Yes, yes, entrepreneurship is not limited to South Africa, but many foreigners from first world countries have admitted that they stand in awe of the ingenuity and innovative nature of South Africans.
It’s simply part of life for saffas to have a side-gig of some kind. Whether we’re building garden planters, playing music on weekends, selling blankets, making beaded decor, lecturing or waiting tables part time—we’re all doing something else. It is, perhaps, part of the reason why we’ve excelled as a third-world country in the first-world markets.
So which discoveries, inventions or creations are proudly South African? Here’s a list of some of our proudest Saffa things:
- First heart transplant
- First penile transplant
- Developed the tellurometer
- Developed Pratley Putty—used by NASA in its 1969 Apollo XI moon mission
- Invented the CAT scan machine
- First country to extract oil from coal
- Created the AH-2 Rooivalk military attack helicopter
- Created the Kreepy Krauly
- Inventors of Q20
- Founded PayPal
- Founded Tesla
- Founded SpaceX
- Founded Ubuntu
- Ranked the best Constitution in the world by US law officials
We’ve a South African on the NASA team prepping for the Mars exploration, saffas in Hollywood, and as a fun extra, a South African gymnast also holds the Guinness World record for the most single-handed hand ‘springs’:
The South African accent
Though it may be so natural for us, it seems one of the hardest things for foreigners is getting the saffa accent right.
Perhaps the problem lies therein that South Africa has various English vernaculars in the country, and many of us switch between the vernaculars depending on the crowd we’re in. The main vernaculars are the Afrikaner English (AE), Cape Coloured, Jozi private school, Durbs, Black South African English (BSAE) and the Eastern Cape old English accents, which are but some of the vernaculars in our country.
Most actors try to do the AE or BSAE accents in film, but most also fail horribly. In fact, even South African actresses like Charlize Theron seem to have ‘unlearned’ the accent over time.
There’s Val Kilmer in the Saint, who absolutely massacred whatever vernacular he was pushing for, the horrid excuse for a dialect that Patsy Kensit, Joss Ackland and Derrick O’Connor attempted in Lethal Weapon 2, and no one has any idea what Dwayne A. Thomas was going for in the series the Americans (Congo-gerian?).
Truth be told, many actors have stated that the South African accent is the hardest accent to master, including David Tennant in his interview with James Corden:
Most people who attempt it push out a mangled mess of Kiwi, Cockney and German.

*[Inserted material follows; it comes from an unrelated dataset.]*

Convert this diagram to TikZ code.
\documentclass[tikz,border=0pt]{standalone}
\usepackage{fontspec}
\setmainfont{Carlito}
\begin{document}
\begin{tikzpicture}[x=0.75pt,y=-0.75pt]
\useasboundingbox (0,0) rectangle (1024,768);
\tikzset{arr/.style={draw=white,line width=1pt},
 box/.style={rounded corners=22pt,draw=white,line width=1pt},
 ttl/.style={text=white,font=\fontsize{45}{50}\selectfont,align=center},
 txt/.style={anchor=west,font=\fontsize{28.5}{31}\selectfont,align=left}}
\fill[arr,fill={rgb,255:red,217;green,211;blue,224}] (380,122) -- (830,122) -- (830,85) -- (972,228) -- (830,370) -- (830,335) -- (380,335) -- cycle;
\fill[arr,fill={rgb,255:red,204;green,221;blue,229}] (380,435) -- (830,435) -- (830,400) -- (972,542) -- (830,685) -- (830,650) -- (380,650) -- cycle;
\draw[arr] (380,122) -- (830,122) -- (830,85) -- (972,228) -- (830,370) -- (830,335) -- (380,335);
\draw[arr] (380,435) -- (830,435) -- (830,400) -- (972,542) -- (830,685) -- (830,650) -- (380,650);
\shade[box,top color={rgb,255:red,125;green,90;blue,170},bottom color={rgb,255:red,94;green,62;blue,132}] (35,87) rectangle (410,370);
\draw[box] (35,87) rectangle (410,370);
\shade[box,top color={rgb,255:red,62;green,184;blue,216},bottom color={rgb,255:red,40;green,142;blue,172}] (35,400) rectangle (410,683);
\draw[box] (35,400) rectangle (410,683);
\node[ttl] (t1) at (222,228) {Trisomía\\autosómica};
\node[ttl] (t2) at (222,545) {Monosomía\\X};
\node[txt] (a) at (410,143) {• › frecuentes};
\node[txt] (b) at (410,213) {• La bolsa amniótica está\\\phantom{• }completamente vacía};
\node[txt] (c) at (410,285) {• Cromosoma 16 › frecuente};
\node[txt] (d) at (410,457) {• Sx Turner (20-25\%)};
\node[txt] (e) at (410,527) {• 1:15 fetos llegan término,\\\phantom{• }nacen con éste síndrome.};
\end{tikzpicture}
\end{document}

And for those struggling friends, South Africa’s Sharlto Copley—who’s starred in films like District 9, Elysium, the A Team and Hardcore Henry—has some pointers…

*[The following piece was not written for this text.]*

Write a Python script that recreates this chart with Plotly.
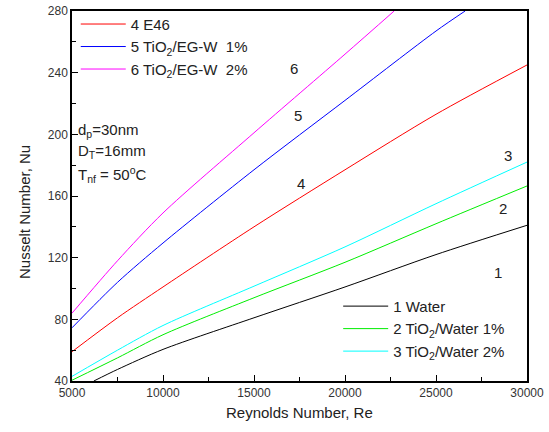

Thing is, we don’t really care if people get the accent wrong. We love it all the same!
The songs of our people!
South African music has been as divisive as it has been unifying over the years. We’re a mixed bunch, and throughout our history, our songs have been the hearts on our sleeves.
Sadly, much music had been obscured, censored or even destroyed by the previous government, but nothing managed to keep South Africans quiet. We’ve produced some amazing talent worldwide.
We touched on it with the death of Johnny Clegg earlier this year, then there’s Miriam Makeba, the Awakening, Dave Matthews, Hugh Masekela, Vicky Sampson, Seether, Mynie Grove, Zolani Mahola, Tree63, Fokofpolisiekar, Abdullah Ibrahim, Dizu Plaatjies, Lira, AKA, Karen Zoid, Vusi Mahlasela, Anton Goosen, Mandoza, Clout, Brasse vannie Kaap, Laurika Rauch, the Alabama choir of the olden days, Lucas Maree, Brenda Fassie, Felix Laband, the Led, Squeal and who can forget Koos du Plessis? Too many talented stars to mention in one sitting.
If there’s any more to be said, we can find it in America’s Got Talent, where the Ndlovu Youth Choir from South Africa has made it to the 2019 finals with their rendition of Whitney Houston’s Higher Love.
Love your heritage!
No matter the hardships, bitterness or other woes that have befallen SA expats or those still in SA borders—our heritage is still special and worthy of celebration. We wish all our fellow saffas a happy Heritage Day on 24 September.